At 07:04 PM 8/17/00 +0200, Johan Vromans wrote:
>Nathan Wiger <[EMAIL PROTECTED]> writes:
>
> > Most of the places I've seen them used really well is if
> > they walk and talk like other forms:
> >
> > $cgi->param($var, @val); # traditional
> > $cgi->param($var) = @val; # lvalue, but same thing
>
>I do not think this is critical. When lvalue subs catch on, the
>traditional way will soon be extinct.
>
>However, if an lvalue sub is an lvalue, it must be an lvalue in _all_
>respects.
>
> $cgi->param($var) = ...
This is a pure lvalue...
> $cgi->param($var) += ...
This is not a pure lvalue, but rather both an lvalue and an rvalue,
equivalent to:
$cgi->param($var) = $cgi->param($var) + ...

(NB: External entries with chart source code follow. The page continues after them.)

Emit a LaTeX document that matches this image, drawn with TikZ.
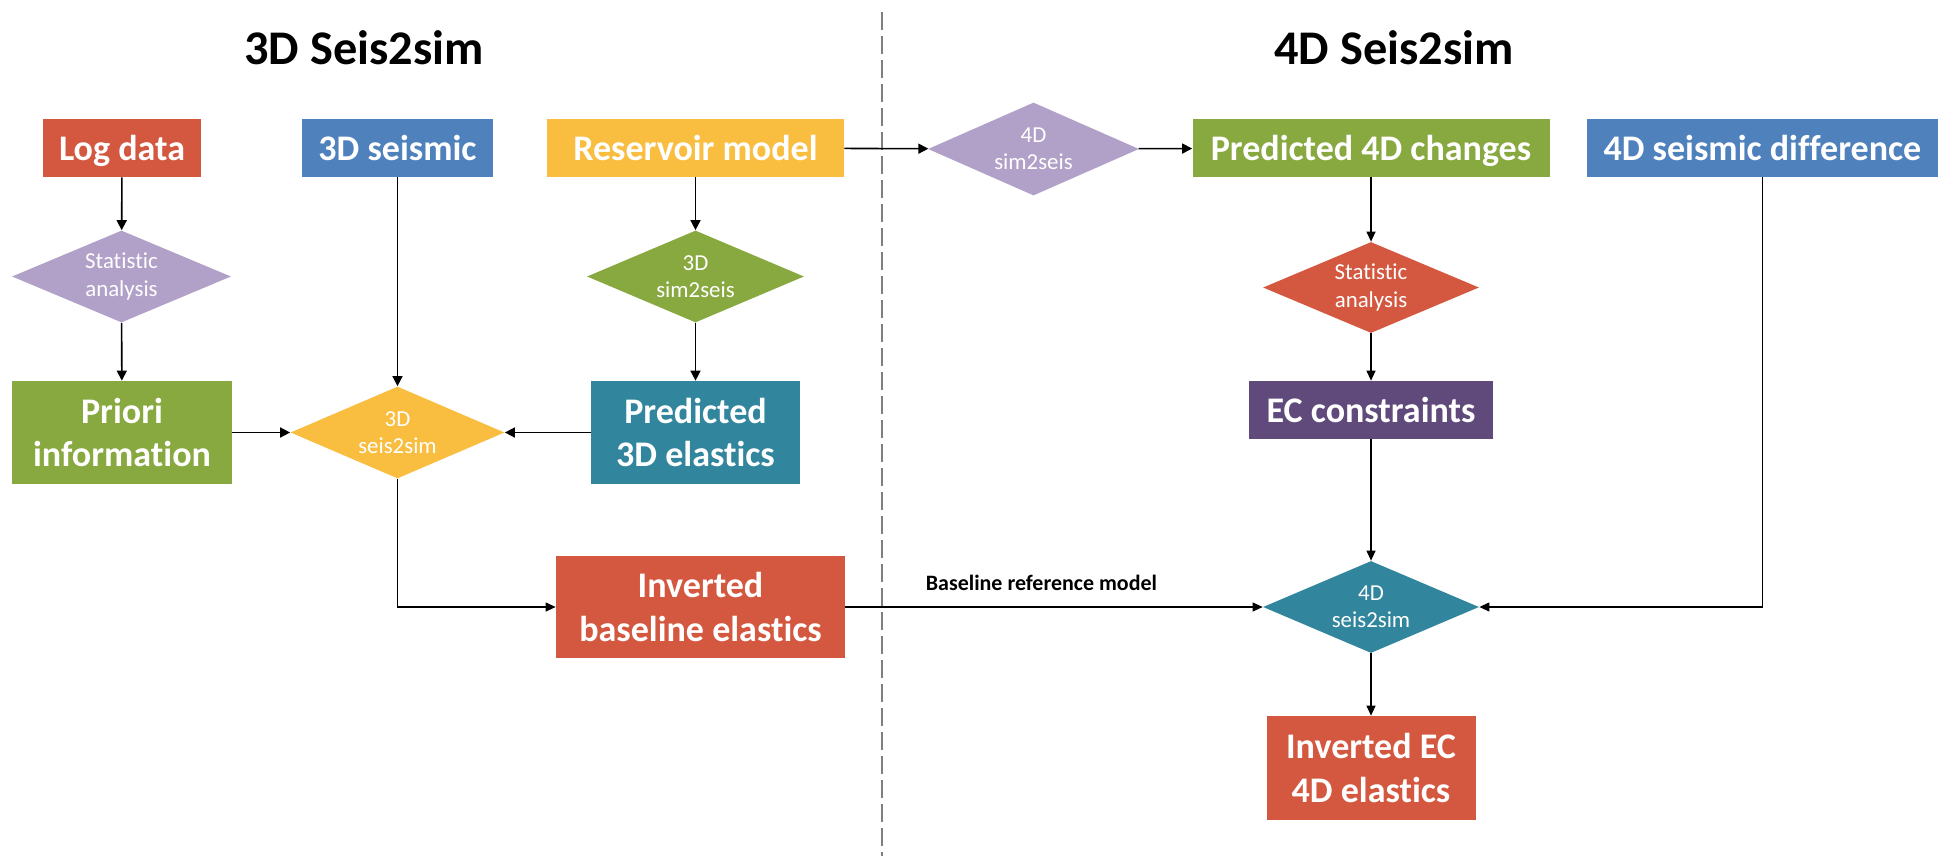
\documentclass[tikz,border=0pt]{standalone}
\usepackage{fontspec}
\setmainfont{Carlito}[Ligatures=NoCommon]
\usetikzlibrary{shapes.geometric,arrows.meta,positioning}

\definecolor{ofred}{RGB}{212,88,64}
\definecolor{ofblue}{RGB}{79,129,189}
\definecolor{ofyellow}{RGB}{249,190,64}
\definecolor{ofgreen}{RGB}{136,168,64}
\definecolor{oflilac}{RGB}{177,160,199}
\definecolor{ofteal}{RGB}{49,133,156}
\definecolor{ofplum}{RGB}{96,74,123}

\tikzset{
	databox/.style={rectangle, fill=#1, text=white, align=center, inner sep=0pt, text depth=0pt,
		minimum height=1.16cm, font=\fontsize{20.5}{25}\selectfont\bfseries},
	tallbox/.style={databox=#1, text depth=, minimum height=2.06cm},
	stepdiam/.style={diamond, fill=#1, text=white, align=center, inner sep=0pt, aspect=2.35,
		minimum width=4.3cm, minimum height=1.84cm, font=\fontsize{13}{15.5}\selectfont},
	conn/.style={line width=0.9pt, -{Triangle[length=0.2cm,width=0.2cm]}},
	thinconn/.style={line width=0.6pt, -{Triangle[length=0.2cm,width=0.18cm]}},
	headline/.style={font=\fontsize{27.5}{33}\selectfont\bfseries}
}

\begin{document}
\begin{tikzpicture}
	\useasboundingbox (0,0) rectangle (38.92,-17.12);
	
	%% titles and divider
	\node[headline] (title3d) at (7.28,-0.96) {3D Seis2sim};
	\node[headline] (title4d) at (27.88,-0.96) {4D Seis2sim};
	\coordinate (divtop) at (17.64,-0.24);
	\coordinate (divbot) at (17.64,-17.12);
	\draw[gray, line width=1.2pt, dash pattern=on 0.36cm off 0.12cm] (divtop) -- (divbot);
	
	%% 3D part
	\node[databox=ofred, minimum width=3.16cm] (logdata) at (2.44,-2.96) {Log data};
	\node[databox=ofblue, minimum width=3.82cm] (seis3d) at (7.95,-2.96) {3D seismic};
	\node[databox=ofyellow, minimum width=5.94cm] (resmodel) at (13.91,-2.96) {Reservoir model};
	\node[stepdiam=oflilac, minimum width=4.38cm] (stat3d) at (2.43,-5.53) {Statistic\\analysis};
	\node[stepdiam=ofgreen, minimum width=4.34cm] (sim2seis3d) at (13.91,-5.53) {3D\\sim2seis};
	\node[tallbox=ofgreen, minimum width=4.4cm] (priori) at (2.44,-8.65) {Priori\\information};
	\node[stepdiam=ofyellow, minimum width=4.28cm] (seis2sim3d) at (7.95,-8.65) {3D\\seis2sim};
	\node[tallbox=ofteal, minimum width=4.18cm] (pred3d) at (13.91,-8.65) {Predicted\\3D elastics};
	\node[tallbox=ofred, minimum width=5.78cm, minimum height=2.04cm] (invbase) at (14.01,-12.14) {Inverted\\baseline elastics};
	
	%% 4D part
	\node[stepdiam=oflilac, minimum width=4.22cm, minimum height=1.86cm] (sim2seis4d) at (20.67,-2.98) {4D\\sim2seis};
	\node[databox=ofgreen, minimum width=7.14cm] (pred4d) at (27.42,-2.96) {Predicted 4D changes};
	\node[databox=ofblue, minimum width=7.02cm] (seisdiff) at (35.25,-2.96) {4D seismic difference};
	\node[stepdiam=ofred, minimum width=4.32cm, minimum height=1.82cm] (stat4d) at (27.42,-5.75) {Statistic\\analysis};
	\node[databox=ofplum, minimum width=4.88cm] (ecconst) at (27.42,-8.2) {EC constraints};
	\node[stepdiam=ofteal, minimum width=4.32cm] (seis2sim4d) at (27.42,-12.14) {4D\\seis2sim};
	\node[tallbox=ofred, minimum width=4.18cm, minimum height=2.08cm] (invec) at (27.42,-15.36) {Inverted EC\\4D elastics};
	
	%% connectors
	\draw[conn] (logdata) -- (stat3d);
	\draw[conn] (stat3d) -- (priori);
	\draw[conn] (seis3d) -- (seis2sim3d);
	\draw[conn] (resmodel) -- (sim2seis3d);
	\draw[conn] (sim2seis3d) -- (pred3d);
	\draw[conn] (priori) -- (seis2sim3d);
	\draw[conn] (pred3d) -- (seis2sim3d);
	\draw[thinconn] (seis2sim3d.south) |- (invbase.west);
	\draw[conn] (resmodel) -- (sim2seis4d);
	\draw[conn] (sim2seis4d) -- (pred4d);
	\draw[thinconn] (pred4d) -- (stat4d);
	\draw[thinconn] (stat4d) -- (ecconst);
	\draw[thinconn] (ecconst) -- (seis2sim4d);
	\draw[thinconn] (invbase) -- node[pos=0.47, above=0.2cm, font=\fontsize{12.5}{15}\selectfont\bfseries] {Baseline reference model} (seis2sim4d);
	\draw[thinconn] (seisdiff.south) |- (seis2sim4d.east);
	\draw[thinconn] (seis2sim4d) -- (invec);
\end{tikzpicture}
\end{document}
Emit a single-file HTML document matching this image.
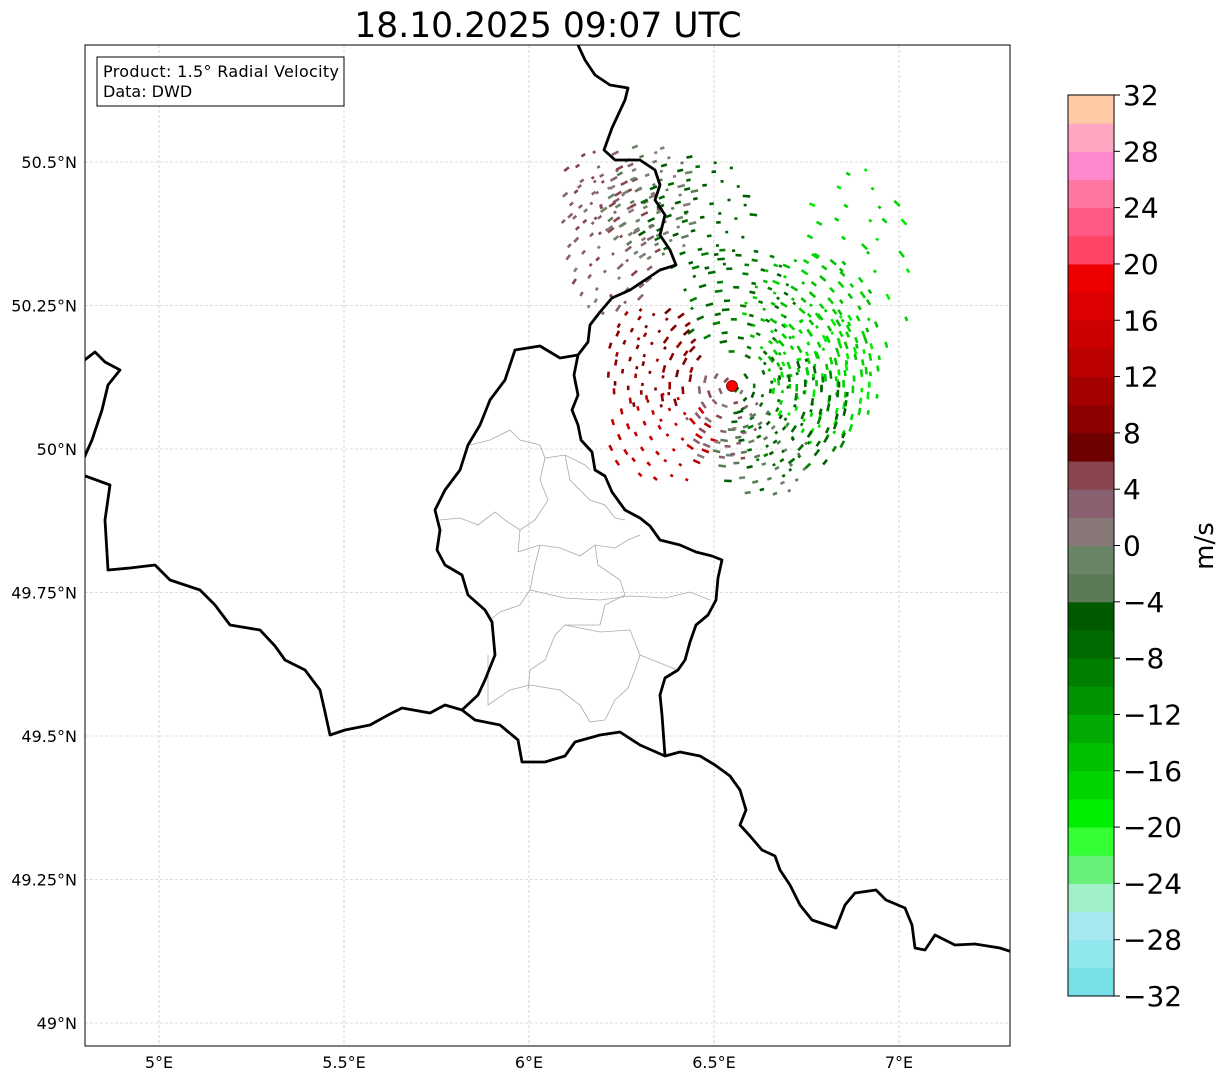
<!DOCTYPE html>
<html><head><meta charset="utf-8"><style>
body{margin:0;background:#fff;}
svg text{font-family:"DejaVu Sans","Liberation Sans",sans-serif;}
</style></head><body>
<svg id="chart" width="1225" height="1081" xmlns="http://www.w3.org/2000/svg">
<rect width="1225" height="1081" fill="#fff"/>
<text x="548" y="37" font-size="34.5" text-anchor="middle">18.10.2025 09:07 UTC</text>
<defs><clipPath id="mapclip"><rect x="85" y="45" width="925" height="1001"/></clipPath></defs>
<g id="grid"></g>
<g id="cantons" clip-path="url(#mapclip)" fill="none" stroke="#aaa" stroke-width="0.8">
<path d="M470,445 L490,440 L510,430 L520,440 L540,445 L545,458 L565,455 L585,465 L590,470"/>
<path d="M545,458 L540,480 L548,500 L535,520 L520,530 L518,552"/>
<path d="M565,455 L570,480 L590,500 L605,505 L615,518 L625,520"/>
<path d="M440,520 L460,518 L478,525 L495,512 L505,520 L520,530"/>
<path d="M518,552 L540,545 L560,548 L580,556 L595,545 L615,548 L628,540 L640,535"/>
<path d="M540,545 L535,565 L530,590 L520,605 L500,612 L490,620"/>
<path d="M595,545 L598,565 L620,580 L625,595 L605,605 L600,625 L565,625 L555,635 L545,660 L530,670 L528,690"/>
<path d="M530,590 L565,598 L600,600 L630,596 L665,598 L690,592 L710,600"/>
<path d="M565,625 L600,632 L630,630 L640,655 L635,670 L628,688 L615,700 L605,720 L590,722"/>
<path d="M488,705 L510,690 L530,685 L560,690 L580,705 L590,722"/>
<path d="M640,655 L665,665 L678,670"/>
<path d="M488,655 L488,705"/>
</g>
<g id="echoes" clip-path="url(#mapclip)"></g>
<g clip-path="url(#mapclip)" fill="none" stroke="#000" stroke-width="2.8" stroke-linejoin="round">
<path d="M578,45 L585,60 L595,75 L610,85 L628,88 L625,100 L618,115 L612,128 L604,150 L615,160 L640,160 L655,170 L660,185 L655,200 L665,215 L660,235 L670,250 L676,265 L660,270 L642,282 L630,290 L612,298 L600,312 L590,325 L588,342 L578,355 L574,375 L578,395 L572,410 L578,425 L581,440 L592,452 L595,470 L605,476 L612,492 L625,510 L640,518 L650,526 L660,540 L680,545 L696,552 L712,556 L722,560 L718,578 L716,600 L708,615 L696,625 L690,642 L685,660 L678,670 L665,678 L660,695 L662,715 L665,756 L680,752 L700,756 L715,765 L730,776 L740,790 L746,810 L740,825 L750,836 L762,850 L775,856 L780,870 L790,885 L800,905 L812,920 L836,928 L845,905 L855,893 L876,890 L886,900 L905,908 L912,925 L915,948 L925,950 L935,935 L955,945 L975,944 L1000,948 L1012,952"/>
<path d="M578,355 L560,358 L540,346 L515,350 L505,380 L490,400 L480,425 L468,445 L460,470 L445,490 L435,510 L440,530 L437,550 L445,565 L462,575 L468,595 L485,610 L492,622 L495,655 L485,680 L478,695 L462,710 L475,720 L500,725 L518,740 L522,762 L545,762 L565,756 L575,742 L600,735 L620,732 L640,745 L665,756"/>
<path d="M80,474 L110,485 L105,520 L108,570 L130,568 L155,565 L170,580 L200,590 L215,605 L230,625 L260,630 L275,646 L285,660 L305,670 L320,690 L325,712 L330,735 L345,730 L370,725 L390,714 L402,708 L430,713 L445,705 L462,710"/>
<path d="M82,362 L95,352 L105,362 L120,370 L108,385 L102,410 L92,440 L84,458"/>
</g>
<circle cx="732" cy="386" r="5.5" fill="#f00" stroke="#600" stroke-width="0.8"/>
<rect x="85" y="45" width="925" height="1001" fill="none" stroke="#000" stroke-width="1"/>
<g id="axes"></g>
<g>
<rect x="97" y="57" width="247" height="49" fill="#fff" stroke="#000" stroke-width="1"/>
<text x="103" y="77" font-size="16" textLength="236">Product: 1.5° Radial Velocity</text>
<text x="103" y="97" font-size="16">Data: DWD</text>
</g>
<g id="cbar"></g>
<text font-size="26" text-anchor="middle" transform="translate(1213,546) rotate(-90)">m/s</text>
</svg>
<script>
const NS="http://www.w3.org/2000/svg";
const lonTicks=[5,5.5,6,6.5,7];
const lonLabels=["5°E","5.5°E","6°E","6.5°E","7°E"];
const latTicks=[49,49.25,49.5,49.75,50,50.25,50.5];
const latLabels=["49°N","49.25°N","49.5°N","49.75°N","50°N","50.25°N","50.5°N"];
const cbarColors=["#77e0e8","#90e8ee","#a6e8f0","#a0f0c8","#66f07a","#33ff33","#00ee00","#00d500","#00c000","#00aa00","#009500","#007f00","#006a00","#005a00","#5a7a58","#6a8468","#887878","#886070","#88454e","#6e0000","#8c0000","#a40000","#bb0000","#cc0000","#dd0000","#ee0000","#ff4466","#ff5a85","#ff77a0","#ff88cc","#ffa6c0","#ffcba6"];
const cbarTicks=[-32,-28,-24,-20,-16,-12,-8,-4,0,4,8,12,16,20,24,28,32];
// echo clusters: center lon, lat, spread (deg lon), spread (deg lat), count, velocity m/s
const clLon=[6.23,6.19,6.33,6.45,6.57,6.76,6.80,6.71,6.33,6.36,6.87,6.62,6.52,6.95];
const clLat=[50.36,50.45,50.43,50.41,50.26,50.22,50.13,50.06,50.16,50.02,50.39,49.99,50.05,50.25];
const clSx=[0.14,0.1,0.13,0.16,0.16,0.18,0.15,0.16,0.13,0.15,0.16,0.13,0.1,0.12];
const clSy=[0.13,0.08,0.1,0.1,0.1,0.12,0.12,0.1,0.09,0.08,0.1,0.08,0.08,0.15];
const clN=[80,35,70,60,70,120,120,100,70,50,25,50,40,12];
const clV=[3,4,-1,-6,-8,-16,-18,-7,9,14,-17,-3,3,-17];

const xS=lon=>159+(lon-5)*370;
const yS=lat=>449-(lat-50)*574;
const cY=v=>996-(v+32)*(901/64);
const col=v=>cbarColors[Math.max(0,Math.min(31,Math.floor((v+32)/2)))];
const fr=x=>x-Math.floor(x);
function mk(t,a,p){const e=document.createElementNS(NS,t);for(const k in a)e.setAttribute(k,a[k]);p.appendChild(e);return e;}
const grid=document.getElementById('grid'),axes=document.getElementById('axes');
lonTicks.forEach((l,i)=>{const x=xS(l);
 const g=mk('line',{x1:x,x2:x,y1:45,y2:1046,stroke:'#bbb','stroke-width':0.6,'stroke-dasharray':'3,2'},grid);
 
 const t=mk('text',{x:x,y:1068,'font-size':16,'text-anchor':'middle'},axes);t.textContent=lonLabels[i];
 });
latTicks.forEach((l,i)=>{const y=yS(l);
 const g=mk('line',{x1:85,x2:1010,y1:y,y2:y,stroke:'#bbb','stroke-width':0.6,'stroke-dasharray':'3,2'},grid);
 
 const t=mk('text',{x:77,y:y+6,'font-size':16,'text-anchor':'end'},axes);t.textContent=latLabels[i];
 });
const cb=document.getElementById('cbar');
cbarColors.forEach((c,i)=>{const v0=-32+i*2;
 const r=mk('rect',{x:1068,y:cY(v0+2),width:46,height:cY(v0)-cY(v0+2)+0.5,fill:c},cb);
 });
mk('rect',{x:1068,y:95,width:46,height:901,fill:'none',stroke:'#000','stroke-width':1},cb);
cbarTicks.forEach(v=>{const y=cY(v);
 mk('line',{x1:1114,x2:1120,y1:y,y2:y,stroke:'#000'},cb);
 const t=mk('text',{x:1123,y:y+10,'font-size':28},cb);t.textContent=(v<0?'\u2212'+(-v):String(v));
 });
const ech=document.getElementById('echoes');
const rx=732,ry=386;
clLon.forEach((lo,c)=>{
 for(let k=0;k<clN[c];k++){
  const u=fr(0.5+(k+1)*0.7548776662+c*0.137), w2=fr(0.5+(k+1)*0.5698402910+c*0.291);
  const dx=(u*2-1), dy=(w2*2-1);
  if(dx*dx+dy*dy>1.05) continue;
  const x=xS(lo+clSx[c]*dx), y=yS(clLat[c]+clSy[c]*dy);
  const ang=Math.atan2(y-ry,x-rx)*180/Math.PI+90;
  const v=clV[c]+((k%5)-2)*0.8;
  const w=3+(k%4)*1.5;
  const e=mk('rect',{x:x-w/2,y:y-1.3,width:w,height:2.6,fill:col(v),transform:`rotate(${ang.toFixed(1)},${x.toFixed(1)},${y.toFixed(1)})`},ech);
  
  
 }});
</script>
</body></html>
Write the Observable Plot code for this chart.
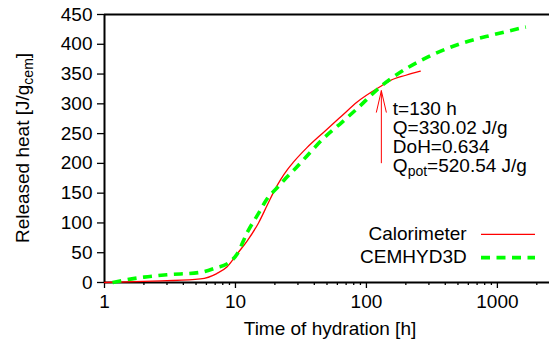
<!DOCTYPE html>
<html><head><meta charset="utf-8">
<script src="https://cdn.jsdelivr.net/npm/d3@7"></script>
<script src="https://cdn.jsdelivr.net/npm/@observablehq/plot@0.6"></script>
<style>
html,body{margin:0;padding:0;background:#fff;overflow:hidden}
svg text{font-family:"Liberation Sans",Arial,sans-serif}
</style></head><body><div id="chart"></div>
<script>
// Calorimeter (measured)
const calTime = [1, 2, 3, 5.4, 7.2, 8.6, 10.3, 12.3, 15, 17.5, 20, 22, 25, 27.7, 35, 47, 65, 85, 130, 152, 200, 258];
const calHeat = [0, 2, 3, 6, 15, 26, 48, 70, 100, 130, 156, 172, 190, 202, 226, 252, 280, 303, 330, 339, 348, 355];
// CEMHYD3D (simulated)
const cemTime = [1.15, 1.5, 2, 3, 5.4, 7.2, 8.6, 10.3, 12.3, 15, 17.5, 20.8, 23.3, 27.7, 35, 47, 65, 85, 130, 160, 290, 522, 930, 1650];
const cemHeat = [0, 5, 9, 13, 17, 25, 31, 48, 84, 116, 141, 159, 171, 188, 212, 242, 269, 292, 330, 345, 378, 401, 416, 429];
const seriesNames = ["Calorimeter", "CEMHYD3D"];
const xMajorTicks = [1, 10, 100, 1000];
const xMinorTicks = [2, 3, 4, 5, 6, 7, 8, 9, 20, 30, 40, 50, 60, 70, 80, 90, 200, 300, 400, 500, 600, 700, 800, 900, 2000];
const yTicks = [0, 50, 100, 150, 200, 250, 300, 350, 400, 450];
const annotTime = 130, annotFrom = 201, annotTo = 322;
const annotLines = [["t=130 h"], ["Q=330.02 J/g"], ["DoH=0.634"], ["Q", "pot", "=520.54 J/g"]];

const cal = calTime.map((t, i) => ({t, q: calHeat[i]}));
const cem = cemTime.map((t, i) => ({t, q: cemHeat[i]}));
const RED = "#ff0000", GREEN = "#00ff00";
const FS = 19;

const chart = Plot.plot({
  width: 549, height: 344,
  marginLeft: 104, marginRight: 0, marginTop: 14, marginBottom: 62,
  style: {fontFamily: "Liberation Sans, Arial, sans-serif", fontSize: FS + "px", color: "black", background: "white"},
  x: {type: "log", domain: [1, 2500]},
  y: {domain: [0, 450]},
  marks: [
    Plot.axisX({ticks: xMinorTicks, tickSize: 3, tickFormat: () => "", label: null, strokeWidth: 1.3}),
    Plot.axisX({ticks: xMajorTicks, tickSize: 6, tickPadding: 6, tickFormat: d => String(d), label: null, strokeWidth: 1.3, fontSize: FS}),
    Plot.axisY({ticks: yTicks, tickSize: 7, tickPadding: 5, label: null, strokeWidth: 1.3, fontSize: FS}),
    Plot.ruleY([0], {strokeWidth: 2}),
    Plot.ruleY([450], {strokeWidth: 2}),
    Plot.ruleX([1], {strokeWidth: 2}),
    Plot.line(cal, {x: "t", y: "q", stroke: RED, strokeWidth: 1.3, curve: "monotone-x"}),
    Plot.line(cem, {x: "t", y: "q", stroke: GREEN, strokeWidth: 3.6, strokeDasharray: "9,6.5", strokeLinecap: "butt", curve: "monotone-x"}),
    Plot.arrow([{t: annotTime, a: annotFrom, b: annotTo}], {x: "t", y1: "a", y2: "b", stroke: RED, strokeWidth: 1, headLength: 33, headAngle: 26})
  ]
});
document.getElementById("chart").appendChild(chart);

const svg = d3.select(chart);
const xs = chart.scale("x"), ys = chart.scale("y");
const font = "Liberation Sans, Arial, sans-serif";

// Y axis title with subscript
const yl = svg.append("text").attr("transform", "translate(29,148) rotate(-90)")
  .attr("text-anchor", "middle").attr("font-size", FS).attr("font-family", font).attr("fill", "black");
yl.append("tspan").text("Released heat [J/g");
yl.append("tspan").attr("font-size", 14).attr("dy", 4).text("cem");
yl.append("tspan").attr("dy", -4).text("]");

// X axis title
svg.append("text").attr("x", 330).attr("y", 335).attr("text-anchor", "middle")
  .attr("font-size", FS).attr("font-family", font).attr("fill", "black").text("Time of hydration [h]");

// Annotation text
const ax = xs.apply(annotTime) + 12, ay = ys.apply(330) + 29.5;
annotLines.forEach((parts, i) => {
  const t = svg.append("text").attr("x", ax).attr("y", ay + i * 19).attr("text-anchor", "start")
    .attr("font-size", FS).attr("font-family", font).attr("fill", "black");
  if (parts.length === 1) t.text(parts[0]);
  else {
    t.append("tspan").text(parts[0]);
    t.append("tspan").attr("font-size", 14).attr("dy", 4).text(parts[1]);
    t.append("tspan").attr("dy", -4).text(parts[2]);
  }
});

// Legend
const right = 549, bottom = 282;
const legendStyles = [
  {stroke: RED, width: 1.3, dash: null},
  {stroke: GREEN, width: 3.6, dash: "9,6.5"}
];
seriesNames.forEach((name, i) => {
  const by = bottom - 42 + i * 23.3;
  svg.append("text").attr("x", right - 82.3).attr("y", by).attr("text-anchor", "end")
    .attr("font-size", FS).attr("font-family", font).attr("fill", "black").text(name);
  svg.append("line").attr("x1", right - 68).attr("x2", right - 14)
    .attr("y1", by - 5.7).attr("y2", by - 5.7)
    .attr("stroke", legendStyles[i].stroke).attr("stroke-width", legendStyles[i].width)
    .attr("stroke-dasharray", legendStyles[i].dash);
});
</script></body></html>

It should evaluate $cgi->param($var) twice, once as an rvalue, and once as
an lvalue.
> $cgi->param($var) =~ s///
This is a tricky one... What should the proper result of:
$cgi->param($var) = "Value constrained to less than 80 characters";
$cgi->param($var) =~ s/./FOO/g;
be? Should it be allowed to change the value of $cgi->param($var) to more
than 80 characters? My though is that it should act like:
{ my $string = $cgi->param($var);
$string =~ s/./FOO/g;
$cgi->param($var) = $string;
}
and $cgi->param() can catch any constraint violations like normal.
> for ( $cgi->param($var) ) {
> $_ = ...
> }
> sysread($fh,$cgi->param($var),...)
These I'm uncertain how to deal with...
>and so on.
>
>And, what would the lvalue routine return?
I would say, by -convention-, it should return the new rvalue of the lvalue:
{ my $inval = 0;
sub foo : lvalue($val) {
$inval = $val if defined($val) && $val < 10;
return $inval;
}
}
>Currently, $a = $b = $c
>implies that both $b and $a get the value $c. But with lvalue subs I
>can write something like
>
> yech($foo) = $bar
>
>that assigns $bar to $foo, and returns something else (e.g., the
>previous value of $foo).
>
> $a = yech($foo) = $bar
>
>now $a will no longer get $bar assigned.
>
>Do we want that?
Sometimes it would be nice. Why forbid it?